Starting at the line that contains "Emit a Python" and stopping at the line that contains "Obesity HBSC (14-16", transcribe every line of the material below exactly; pictures stay out.
--- BEGIN ---
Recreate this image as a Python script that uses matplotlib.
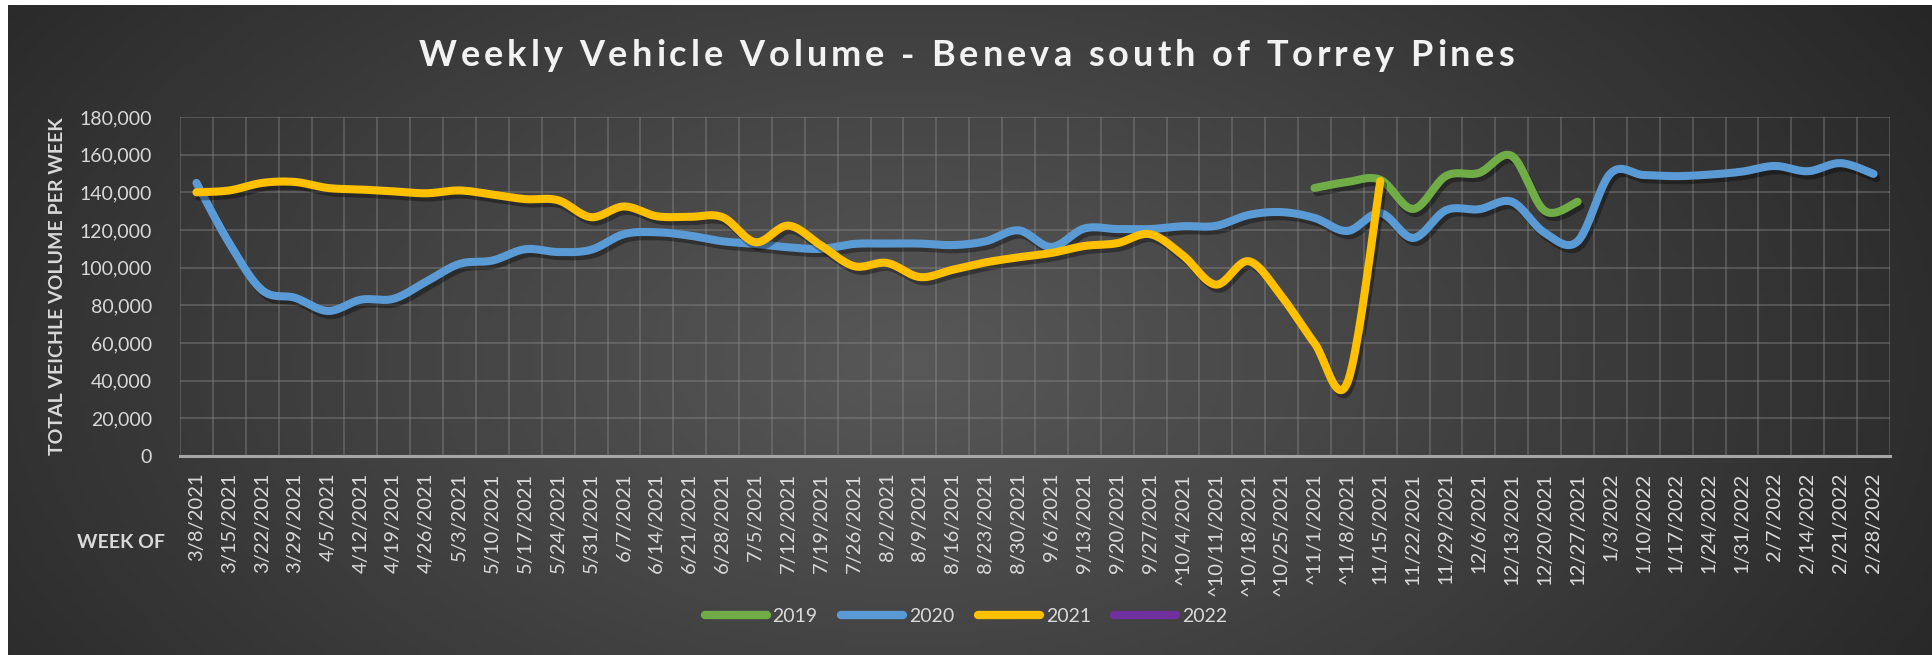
import numpy as np
import matplotlib.pyplot as plt
import matplotlib.patheffects as pe

plt.rcParams['font.family'] = ['Lato', 'DejaVu Sans']

weeks = ['3/8/2021', '3/15/2021', '3/22/2021', '3/29/2021', '4/5/2021', '4/12/2021',
         '4/19/2021', '4/26/2021', '5/3/2021', '5/10/2021', '5/17/2021', '5/24/2021',
         '5/31/2021', '6/7/2021', '6/14/2021', '6/21/2021', '6/28/2021', '7/5/2021',
         '7/12/2021', '7/19/2021', '7/26/2021', '8/2/2021', '8/9/2021', '8/16/2021',
         '8/23/2021', '8/30/2021', '9/6/2021', '9/13/2021', '9/20/2021', '9/27/2021',
         '^10/4/2021', '^10/11/2021', '^10/18/2021', '^10/25/2021', '^11/1/2021',
         '^11/8/2021', '11/15/2021', '11/22/2021', '11/29/2021', '12/6/2021',
         '12/13/2021', '12/20/2021', '12/27/2021', '1/3/2022', '1/10/2022', '1/17/2022',
         '1/24/2022', '1/31/2022', '2/7/2022', '2/14/2022', '2/21/2022', '2/28/2022']

N = None
vol_2019 = [N] * 34 + [142300, 145500, 146700, 131200, 148700, 150300, 159300,
                       130200, 135000] + [N] * 9
vol_2020 = [145000, 113000, 88000, 84000, 77000, 83000, 83500, 92700, 102000, 103800,
            109800, 108300, 109500, 117800, 118800, 117000, 114000, 112600, 110800,
            110000, 112600, 112800, 112800, 112000, 114000, 119800, 111000, 120800,
            120500, 120500, 122000, 122200, 128000, 129500, 126400, 119500, 129000,
            115800, 130500, 131000, 135000, 118500, 114000, 150000, 149200, 148600,
            149400, 151000, 154000, 151200, 155500, 149800]
vol_2021 = [140000, 141000, 145000, 145500, 142300, 141500, 140500, 139500, 141000,
            138800, 136400, 135800, 126800, 132500, 127300, 127000, 126800, 113500,
            122300, 111700, 100800, 102500, 95000, 98900, 102800, 105500, 107800,
            111500, 113000, 117800, 106500, 91000, 103400, 84700, 59900, 39000,
            146000] + [N] * 15
vol_2022 = [N] * 52

years = ['2019', '2020', '2021', '2022']
colors = ['#70AD47', '#5B9BD5', '#FFC000', '#7030A0']
title = 'Weekly Vehicle Volume - Beneva south of Torrey Pines'


def smooth(x, y, n=24):
    # excel style smoothed line (catmull-rom as bezier)
    x = np.asarray(x, float)
    y = np.asarray(y, float)
    if len(x) < 2:
        return x, y
    xs, ys = [], []
    t = np.linspace(0, 1, n)[:, None]
    P = np.column_stack([x, y])
    for k in range(len(P) - 1):
        p0 = P[k - 1] if k > 0 else P[k]
        p1, p2 = P[k], P[k + 1]
        p3 = P[k + 2] if k + 2 < len(P) else P[k + 1]
        c1 = p1 + (p2 - p0) / 6
        c2 = p2 - (p3 - p1) / 6
        b = ((1 - t) ** 3) * p1 + 3 * ((1 - t) ** 2) * t * c1 + 3 * (1 - t) * t ** 2 * c2 + t ** 3 * p2
        xs.append(b[:, 0])
        ys.append(b[:, 1])
    return np.concatenate(xs), np.concatenate(ys)


def spaced_text(fig, xc, y, s, track, **kw):
    # text with extra letter spacing (px), centred on xc (figure fraction)
    r = fig.canvas.get_renderer()
    W = fig.bbox.width
    pref = []
    for k in range(len(s) + 1):
        tmp = fig.text(0, 0, s[:k] + '|', **kw)
        bar = fig.text(0, 0, '|', **kw)
        pref.append(tmp.get_window_extent(r).width - bar.get_window_extent(r).width)
        tmp.remove()
        bar.remove()
    total = pref[-1] + track * (len(s) - 1)
    x0 = xc * W - total / 2
    for k, ch in enumerate(s):
        if ch != ' ':
            fig.text((x0 + pref[k] + track * k) / W, y, ch, ha='left', **kw)


fig = plt.figure(figsize=(19.33, 6.55), dpi=100, facecolor='white')

# dark radial background
bg = fig.add_axes([8 / 1933, 0, 1 - 8 / 1933, 1 - 5 / 655])
gx, gy = np.meshgrid(np.linspace(0, 1, 400), np.linspace(0, 1, 140))
d = np.sqrt(((gx - 0.47) / 0.62) ** 2 + ((gy - 0.55) / 1.1) ** 2)
d = np.clip(d, 0, 1)
c0, c1 = 0x58 / 255, 0x26 / 255
shade = c0 - (c0 - c1) * d
bg.imshow(np.dstack([shade, shade, shade]), aspect='auto', extent=[0, 1, 0, 1])
bg.axis('off')

ax = fig.add_axes([180 / 1933, 199 / 655, 1710 / 1933, 339 / 655])
ax.patch.set_alpha(0)

for yr, vals, col in zip(years, [vol_2019, vol_2020, vol_2021, vol_2022], colors):
    v = np.array([np.nan if a is None else a for a in vals], float)
    idx = np.where(~np.isnan(v))[0]
    if len(idx):
        sx, sy = smooth(idx, v[idx])
    else:
        sx, sy = [], []
    ax.plot(sx, sy, color=col, lw=5.8, solid_capstyle='round', label=yr, zorder=3,
            path_effects=[pe.SimpleLineShadow(offset=(2, -3), shadow_color='black', alpha=0.35),
                          pe.Normal()])

ax.set_xlim(-0.5, len(weeks) - 0.5)
ax.set_ylim(0, 180000)
ax.set_yticks(np.arange(0, 180001, 20000))
ax.set_yticklabels([f'{v:,}' for v in range(0, 180001, 20000)])
ax.set_xticks(np.arange(len(weeks)))
ax.set_xticklabels(weeks, rotation=90)
ax.set_xticks(np.arange(-0.5, len(weeks), 1), minor=True)
ax.tick_params(axis='both', which='both', length=0, colors='#d9d9d9')
ax.tick_params(axis='y', pad=20, labelsize=14)
ax.tick_params(axis='x', pad=12, labelsize=14.5)
ax.grid(True, axis='y', which='major', color='#8c8c8c', alpha=0.45, lw=1.2)
ax.grid(True, axis='x', which='minor', color='#8c8c8c', alpha=0.45, lw=1.2)
for s in ['top', 'right', 'left']:
    ax.spines[s].set_visible(False)
ax.spines['bottom'].set_color('#a6a6a6')
ax.spines['bottom'].set_linewidth(2.2)
ax.spines['bottom'].set_zorder(4)

ax.set_ylabel('TOTAL VEICHLE VOLUME PER WEEK', color='#d9d9d9', fontsize=14,
              fontweight='bold')
ax.yaxis.set_label_coords(-114 / 1710, 0.5)

spaced_text(fig, 966 / 1933, 1 - 56 / 655, title, 4.0, va='center',
            color='#f2f2f2', fontsize=26, fontweight='bold')
fig.text(121 / 1933, 1 - 542 / 655, 'WEEK OF', ha='center', va='center',
         color='#d9d9d9', fontsize=14, fontweight='bold')

leg = ax.legend(loc='center', bbox_to_anchor=(966 / 1933, 1 - 616 / 655),
                bbox_transform=fig.transFigure, ncol=4, frameon=False,
                fontsize=14, handlelength=3.2, columnspacing=1.2, handletextpad=0.3)
for t in leg.get_texts():
    t.set_color('#d9d9d9')
for h in leg.get_lines():
    h.set_path_effects([])
    h.set_linewidth(6)

fig.savefig('out.png', dpi=100, facecolor=fig.get_facecolor())
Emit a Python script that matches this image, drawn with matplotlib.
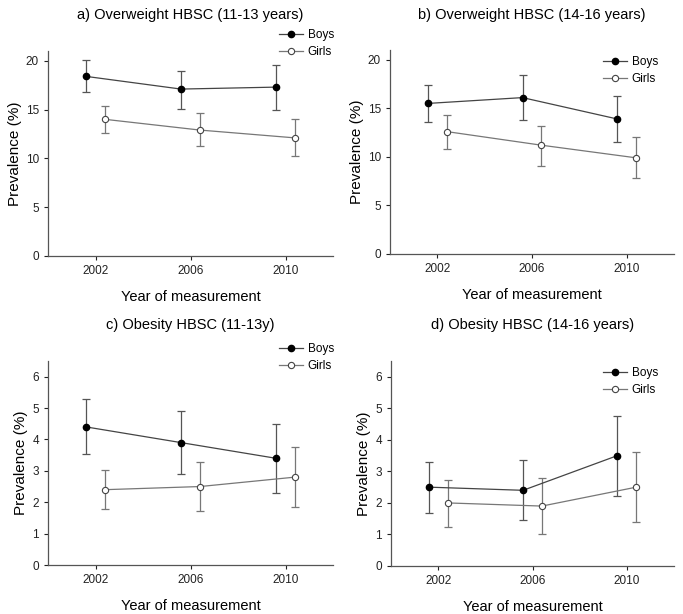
import matplotlib.pyplot as plt

plt.rcParams['font.family'] = ['Liberation Sans', 'DejaVu Sans']

years = [2002, 2006, 2010]
offset = 0.4

titles = ["a) Overweight HBSC (11-13 years)", "b) Overweight HBSC (14-16 years)",
          "c) Obesity HBSC (11-13y)", "d) Obesity HBSC (14-16 years)"]

# boys / girls prevalence with lower and upper CI
boys_a = [18.4, 17.1, 17.3]
boys_a_lo = [16.8, 15.1, 15.0]
boys_a_hi = [20.1, 19.0, 19.6]
girls_a = [14.0, 12.9, 12.1]
girls_a_lo = [12.6, 11.3, 10.2]
girls_a_hi = [15.4, 14.6, 14.0]

boys_b = [15.5, 16.1, 13.9]
boys_b_lo = [13.6, 13.8, 11.5]
boys_b_hi = [17.4, 18.4, 16.3]
girls_b = [12.6, 11.2, 9.9]
girls_b_lo = [10.8, 9.1, 7.8]
girls_b_hi = [14.3, 13.2, 12.0]

boys_c = [4.4, 3.9, 3.4]
boys_c_lo = [3.53, 2.9, 2.3]
boys_c_hi = [5.28, 4.9, 4.48]
girls_c = [2.4, 2.5, 2.8]
girls_c_lo = [1.77, 1.73, 1.85]
girls_c_hi = [3.02, 3.27, 3.75]

boys_d = [2.5, 2.4, 3.5]
boys_d_lo = [1.68, 1.45, 2.23]
boys_d_hi = [3.31, 3.35, 4.77]
girls_d = [2.0, 1.9, 2.5]
girls_d_lo = [1.25, 1.02, 1.4]
girls_d_hi = [2.73, 2.78, 3.6]

panels = [
    (boys_a, boys_a_lo, boys_a_hi, girls_a, girls_a_lo, girls_a_hi),
    (boys_b, boys_b_lo, boys_b_hi, girls_b, girls_b_lo, girls_b_hi),
    (boys_c, boys_c_lo, boys_c_hi, girls_c, girls_c_lo, girls_c_hi),
    (boys_d, boys_d_lo, boys_d_hi, girls_d, girls_d_lo, girls_d_hi),
]

W, H = 683, 614
fig = plt.figure(figsize=(W / 100, H / 100), dpi=100)

# axes boxes in pixels: left, top, right, bottom
boxes = [(48, 51, 333, 256), (390, 50, 674, 254), (48, 361, 333, 565), (391, 361, 674, 566)]
ylims = [21, 21, 6.5, 6.5]
yticks = [[0, 5, 10, 15, 20], [0, 5, 10, 15, 20], [0, 1, 2, 3, 4, 5, 6], [0, 1, 2, 3, 4, 5, 6]]
# legend anchor (pixels) upper right
leg_pos = [(334, 29), (658, 56), (334, 343), (658, 367)]
title_y = [15, 15, 325, 325]

for i, (b, blo, bhi, g, glo, ghi) in enumerate(panels):
    l, t, r, btm = boxes[i]
    ax = fig.add_axes([l / W, 1 - btm / H, (r - l) / W, (btm - t) / H])
    bx = [y - offset for y in years]
    gx = [y + offset for y in years]
    berr = [[v - lo for v, lo in zip(b, blo)], [hi - v for v, hi in zip(b, bhi)]]
    gerr = [[v - lo for v, lo in zip(g, glo)], [hi - v for v, hi in zip(g, ghi)]]
    ax.errorbar(bx, b, yerr=berr, fmt='none', ecolor='#555555', elinewidth=0.9, capsize=3, capthick=0.9)
    ax.errorbar(gx, g, yerr=gerr, fmt='none', ecolor='#777777', elinewidth=0.9, capsize=3, capthick=0.9)
    ax.plot(bx, b, color='#444444', lw=0.9, marker='o', ms=4.5, mfc='black', mec='black', label='Boys')
    ax.plot(gx, g, color='#777777', lw=0.9, marker='o', ms=4.5, mfc='white', mec='#444444', mew=0.8, label='Girls')
    ax.set_xlim(2000, 2012)
    ax.set_ylim(0, ylims[i])
    ax.set_xticks(years)
    ax.set_yticks(yticks[i])
    ax.tick_params(labelsize=8.5, length=3, width=0.8, colors='#222222')
    for s in ['top', 'right']:
        ax.spines[s].set_visible(False)
    for s in ['left', 'bottom']:
        ax.spines[s].set_color('#555555')
        ax.spines[s].set_linewidth(0.9)
    ax.set_ylabel('Prevalence (%)', fontsize=11, labelpad=3)
    ax.set_xlabel('Year of measurement', fontsize=10.5, labelpad=9)
    fig.text((l + r) / 2 / W, 1 - title_y[i] / H, titles[i], ha='center', va='center', fontsize=10.5)
    lx, ly = leg_pos[i]
    ax.legend(loc='upper right', bbox_to_anchor=(lx / W, 1 - ly / H), bbox_transform=fig.transFigure,
              frameon=False, fontsize=8.5, handlelength=2.0, handletextpad=0.4, labelspacing=0.45,
              borderpad=0, borderaxespad=0)

fig.savefig('out.png', dpi=100)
--- END ---
• **Answer to the exercise**
Emit a Python script that matches this image, drawn with matplotlib.
import matplotlib.pyplot as plt

plt.rcParams['font.family'] = ['Liberation Sans', 'DejaVu Sans']

years = [2002, 2006, 2010]
offset = 0.4

titles = ["a) Overweight HBSC (11-13 years)", "b) Overweight HBSC (14-16 years)",
          "c) Obesity HBSC (11-13y)", "d) Obesity HBSC (14-16 years)"]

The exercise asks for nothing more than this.